The Core Idea: Whole Person Theory
The VA doesn't add ratings — it treats you as a whole, undamaged person at 100% efficiency, and each disability rating chips away at whatever capacity you have left, not the original 100%.
Worked example: You have a 50% rating and a 30% rating. Start at 100% efficiency. The 50% rating removes half, leaving you at 50% efficiency. The 30% rating is then applied to that remaining 50%, not the original 100% — 30% of 50 is 15. So your combined value is 50 + 15 = 65%, which the VA then rounds to the nearest 10%, giving you a final combined rating of 70% — not 80%.
Using the Combined Ratings Table
In practice, the VA doesn't do this arithmetic freehand — they use a published Combined Ratings Table where you cross-reference your two highest ratings to get the combined value directly, then repeat with each additional rating (always combining your current running total with the next disability, highest ratings first).

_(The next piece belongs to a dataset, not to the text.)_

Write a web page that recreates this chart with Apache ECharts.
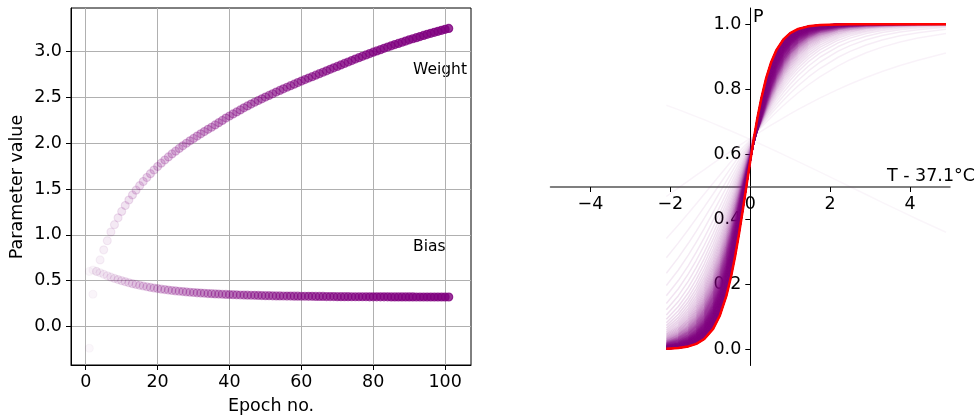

| Rating 1 | Rating 2 | Combined (before rounding) | Final Rating |
|---|---|---|---|
| 50% | 30% | 65% | 70% |
| 40% | 20% | 52% | 50% |
| 60% | 40% | 76% | 80% |
| 70% | 50% | 85% | 90% |
Notice the pattern: combining ratings always produces a number lower than simple addition would suggest, because each additional rating is applied to a progressively smaller remaining base.
The Bilateral Factor
There's one wrinkle that can work in your favor: the bilateral factor. If you have compensable ratings affecting both arms, both legs, or paired skeletal muscles/joints, the VA first combines those two paired ratings, then adds an extra 10% on top of that combined figure before folding it in with your other ratings. This exists because losing function in both of a paired body part is considered more limiting than the same two ratings on unrelated body parts — for example, a knee and a shoulder.
Why Order Matters
When combining three or more ratings, the VA always starts with your highest rating and works down. Combining in a different order can produce a different intermediate rounding result, so this isn't just a formality — it's part of why manually calculating combined ratings with several conditions gets error-prone quickly.
Just Use a Calculator
Most veterans don't do this table lookup by hand past two ratings — they use an online VA combined ratings calculator, which applies the Combined Ratings Table and bilateral factor automatically. The math above is worth understanding so you know why the number came out the way it did, especially when reviewing a decision letter or deciding whether an appeal is worth pursuing.